Alongside health care and financial services, technology has emerged as one of the three sub-indexes that have delivered the most positive surprises this season, with over 70% of the market value in the MSCI Europe index already reported. While pharma and banking have been strong performers in European earnings over the past year, technology is making its mark as a fresh contender. Key contributors to the sector’s growth in the fourth quarter included ASML Holding NV and Nokia Oyj, as highlighted by Bloomberg Intelligence strategists Kaidi Meng and Laurent Douillet. Conversely, the sector faced challenges from companies like STMicroelectronics NV and Infineon Technologies AG. While semiconductor firms are experiencing difficulties, equipment manufacturers are faring better. According to Bernstein analyst Sara Russo, Infineon and STMicro are struggling with “low visibility” and are still searching for stability amidst weak demand in automotive and industrial markets, with limited exposure to AI compared to ASML.
ASML, the largest company in the sub-index by market capitalization, reported bookings that were double what analysts had anticipated for the quarter. The company is poised to benefit from the escalating demand for chip-making machinery as investments in AI grow. Similarly, Nokia’s mobile networks division, which produces 5G technology, is showing recovery after two years of operators delaying costly upgrades. The network infrastructure segment also contributed to overall sales growth, with outgoing CEO Pekka Lundmark noting a key focus on the anticipated rise in data centers. SAP SE, the second-largest company in the sub-index and a major software player, is also capitalizing on the AI trend. The firm raised its revenue forecast for 2025 and reported a 29% increase in its cloud backlog, driven by growing client interest in its AI business services.

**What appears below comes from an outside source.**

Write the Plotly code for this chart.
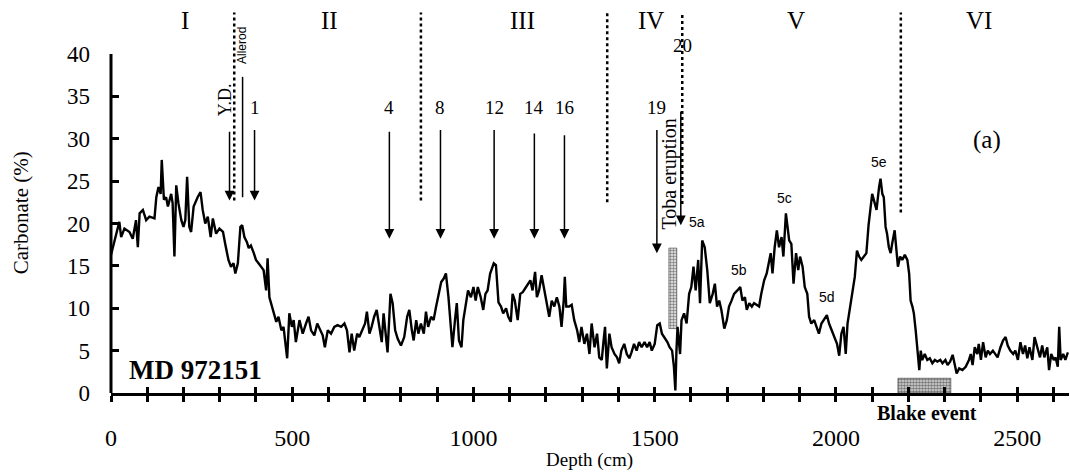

According to Meng, the positive impact of AI on earnings per share (EPS) for companies like ASML and SAP is just beginning to surface, although demand for AI remains in its infancy. Looking beyond 2025 and 2026, the future for ASML will hinge on whether increased AI adoption by end-users can justify further capital expenditures, Douillet added. Prospects for the broader technology sector are improving, but a sustained recovery is not assured, according to Meng and Douillet. Potential challenges include US tariffs, reduced demand for chips due to lower electric vehicle production and industrial manufacturing, and ongoing economic weakness in China and Europe. Tariffs could primarily affect Infineon and STMicro, but their impact may also extend to ASML, as noted by Russo. She explained, “If there’s reduced demand for chips due to tariffs, semiconductor companies might cut back on equipment purchases, but that’s more of a secondary issue for ASML rather than a direct concern.”